Telling a 6-year-old to take a deep breath often falls flat. Giving them an image helps. Have them put both hands on their belly and pretend they are slowly inflating a balloon, then letting the air out. You can say, “Smell the soup, cool the soup,” or “Fill the balloon, slowly let it go.”

This works best when the child is mildly to moderately upset, not in the peak of a meltdown. If they are too activated, start with movement first and come back to breathing later.

Wall pushes for big energy

Some children need to push against something solid when their body feels too full. Invite them to put both hands on the wall and push hard for a count of ten. Then rest. Then do it again.

This gives their body heavy work, which can be grounding and organizing. It is especially helpful for frustration, anger, or restless energy. In a classroom, desk pushes or chair pushes can do the same job more quietly.

Animal walks across the room

Bear walks, crab walks, frog jumps, and slow turtle crawls can shift a child out of overwhelm and back into their body. These are not just cute games. They give rhythm, pressure, and movement, which can help settle the nervous system.

If a child is spiraling, try saying, “Your body looks really busy. Let’s do two bear walks to the door and back.” Keeping it short matters. Too many directions can make a stressed child feel even more overloaded.

Feelings check-ins with simple visuals

Many 6-year-olds do better with pictures than questions. A feelings chart with faces, colors, or zones can help them identify what is happening before it spills over. You might ask, “Do you feel red, yellow, blue, or green?” or “Which face looks like your body right now?”

This is most useful when practiced during calm times. In the middle of distress, a child may not be able to answer. That is okay. You are building the skill over time, not demanding insight on command.

A calm corner that is not a punishment

A calm space can help if it feels safe and supportive, not like exile. This might be a beanbag, a soft rug, a basket of sensory tools, paper for drawing, headphones, or a stuffed animal. The message is, “This is a place to help your body feel better,” not, “Go away until you act right.”

Some children use a calm corner independently. Others need you nearby. Co-regulation often comes before independence. Sitting close and saying very little can be more effective than trying to fix the feeling.

Scribble, rip, squeeze

When feelings are intense, hands often need something to do. Let the child scribble hard on paper, tear scrap paper, squeeze play dough, or crush a pillow. These activities create release without causing harm.

This can be especially useful for children who get stuck in anger or shame after a mistake. The body needs somewhere for that energy to go.

Rhythm games and counting patterns

Clapping patterns, tapping knees, marching to a count of eight, or tossing a soft ball back and forth can help organize a child who feels scattered. Rhythm is regulating because it gives the brain something predictable to follow.

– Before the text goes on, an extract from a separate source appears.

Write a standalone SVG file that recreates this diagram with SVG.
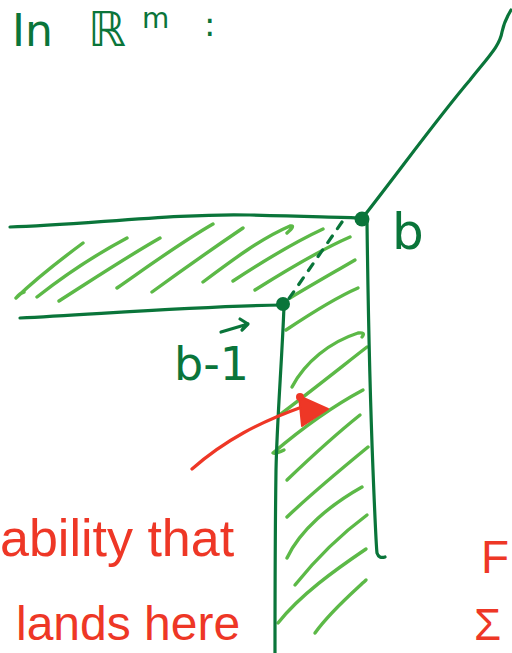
<svg xmlns="http://www.w3.org/2000/svg" width="512" height="653" viewBox="0 0 512 653">
<style>
.dk{fill:none;stroke:#0a753a;stroke-width:3.2;stroke-linecap:round;stroke-linejoin:round}
.hat{fill:none;stroke:#5cb947;stroke-width:3.4;stroke-linecap:round;stroke-linejoin:round}
.red{fill:none;stroke:#ee3726;stroke-width:3.2;stroke-linecap:round}
.gt{fill:#0a753a;font-family:"DejaVu Sans","Liberation Sans",sans-serif}
.rt{fill:#ee3726;font-family:"Liberation Sans","DejaVu Sans",sans-serif}
</style>
<rect width="512" height="653" fill="#ffffff"/>

<g id="title">
<text class="gt" x="12" y="46" font-size="44">In</text>
<text class="gt" x="88" y="46" font-size="48">ℝ</text>
<text class="gt" x="142" y="28" font-size="28">m</text>
<text class="gt" x="204" y="36" font-size="34">:</text>
</g>

<g id="region-horizontal">
<path class="hat" d="M16,298 Q20,293 24,292 M16,298 C40,275 60,260 83,243"/>
<path class="hat" d="M37,297 C65,275 95,255 127,238"/>
<path class="hat" d="M59,301 C95,278 125,258 160,238"/>
<path class="hat" d="M117,288 C150,265 180,243 213,224"/>
<path class="hat" d="M152,292 C185,268 215,247 243,228"/>
<path class="hat" d="M203,282 C235,258 262,238 290,226 Q296,225 287,233"/>
<path class="hat" d="M233,281 C265,260 295,242 323,229"/>
<path class="hat" d="M255,290 C290,268 320,250 350,237"/>
<path class="hat" d="M290,298 C315,283 338,270 355,260"/>
</g>

<g id="region-vertical">
<path class="hat" d="M286,330 C310,314 335,298 358,288"/>
<path class="hat" d="M292,387 C305,362 330,342 358,333 Q366,332 362,337"/>
<path class="hat" d="M278,416 C310,392 340,368 367,347"/>
<path class="hat" d="M284,450 Q276,454 273,453 C300,430 335,405 363,390"/>
<path class="hat" d="M287,480 C310,458 335,435 360,415"/>
<path class="hat" d="M287,517 C310,495 340,470 368,447"/>
<path class="hat" d="M287,558 C300,530 330,505 362,487"/>
<path class="hat" d="M295,585 C315,560 340,535 367,515"/>
<path class="hat" d="M278,623 C300,595 335,570 366,549"/>
<path class="hat" d="M315,633 C330,612 350,595 366,580"/>
</g>

<g id="connectors">
<path class="dk" d="M10,227 C80,225 180,213 250,215 S340,217 362,218"/>
<path class="dk" d="M20,318 C100,314 200,306 283,305"/>
<path class="dk" d="M364,216 C400,170 440,115 470,80 C490,55 500,45 502,32 C504,22 508,15 511,10"/>
<path class="dk" d="M367,222 C368,300 371,420 373,470 C375,520 376,545 377,553 Q379,559 385,557"/>
<path class="dk" d="M284,306 C282,360 277,420 276,470 C275,540 275,600 275,653"/>
<path class="dk" d="M342,222 L288,300" stroke-dasharray="8 9" stroke-width="3.6"/>
<path class="red" d="M192,469 C225,440 260,422 302,407"/>
<polygon points="299,396 328,409 302,426" fill="#ee3726" stroke="#ee3726" stroke-width="2" stroke-linejoin="round"/>
<circle cx="300" cy="397" r="4" fill="#ee3726"/>
</g>

<g id="point-b">
<circle cx="362" cy="219" r="7.5" fill="#0a753a"/>
<text class="gt" x="392" y="249" font-size="50">b</text>
</g>

<g id="point-b-minus-1">
<circle cx="283" cy="304" r="7" fill="#0a753a"/>
<text class="gt" x="174" y="380" font-size="46">b-1</text>
<path class="dk" d="M221,332 L248,324 M240,319 L248,324 L242,330"/>
</g>

<g id="note-left">
<text class="rt" x="0" y="556" font-size="52">ability that</text>
<text class="rt" x="16" y="640" font-size="48">lands here</text>
</g>

<g id="note-right">
<text class="rt" x="481" y="573" font-size="46">F</text>
<text class="rt" x="474" y="640" font-size="44">Σ</text>
</g>
</svg>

If you work with a child who gets silly, impulsive, or emotionally wobbly during transitions, rhythm can help bridge the gap. A simple “clap-clap-pat” game on the way to dinner or cleanup can make a bigger difference than another reminder.

Name it with very few words

This is not a craft or a game, but it is one of the strongest tools. When a child is upset, use short language that helps them feel understood. “You wanted it to go differently.” “That felt unfair.” “Your body is having a hard time.”

Feeling seen can reduce the need to escalate. Long explanations usually do not help in the moment. Short, grounded words do.

How to choose the right activity in the moment

A good question is not, “What should this child do right now?” It is, “What is their nervous system asking for?”

If the child is fiery, loud, kicking, or bursting with energy, start with movement or heavy work. Wall pushes, animal walks, carrying a stack of books, or stomping to a rhythm may help.

If the child is tearful, frozen, clingy, or shut down, start with connection and comfort. Sit nearby. Offer a drink of water. Lower your voice. Try a visual check-in or a soft squeeze object.

If the child is mildly dysregulated and still reachable, breathing, drawing, or simple problem-solving may work. But if they are already far gone, skip the lesson. Regulate first. Respond later. That is where the Notice, Regulate, Respond, Repair approach helps. You notice what is underneath the behavior, regulate the nervous system, respond with clarity, and come back to repair if the moment went sideways.

What gets in the way

Sometimes adults try a regulation activity and it seems to fail. Usually that does not mean the activity is bad. It means the timing, delivery, or match was off.

A child who feels controlled may reject even a good strategy. Invitation works better than force. “Want to try wall pushes or frog jumps?” lands differently than “Go calm down.”

It also helps to practice these tools when the child is already calm. If every strategy only appears during conflict, it can start to feel like correction. Build them into ordinary parts of the day. Do balloon breathing before bed. Use animal walks on the way to the bathroom. Try a feelings chart at breakfast.

And keep your expectations gentle. Regulation is not a straight line. A child may use a tool beautifully one day and refuse it the next. That is normal.

Helping 6-year-olds build regulation over time

The long game is not getting a child to stop crying faster. The long game is helping them recognize what is happening in their body and trust that they can get through it.

That grows through repetition and relationship. It grows when adults stay steady enough to borrow calm to the child. It grows when we stop treating distress like misbehavior first and start seeing it as communication.

You do not need a perfect script. You do not need a color-coded behavior plan for every hard moment. You need a few reliable tools, a calm pace, and the reminder that skills take practice.

For many families, the most powerful emotional regulation activities for 6 year olds are surprisingly simple. Push the wall. Breathe like a balloon. Crawl like a bear. Tear paper. Sit close. Name the feeling with a few steady words. Small things, repeated often, can change the feel of a whole day.

If things have felt hard lately, that does not mean you are doing it wrong. It means your child is still learning, and you are learning too. With support, practice, and a calmer starting point, hard moments can become more manageable and more connected.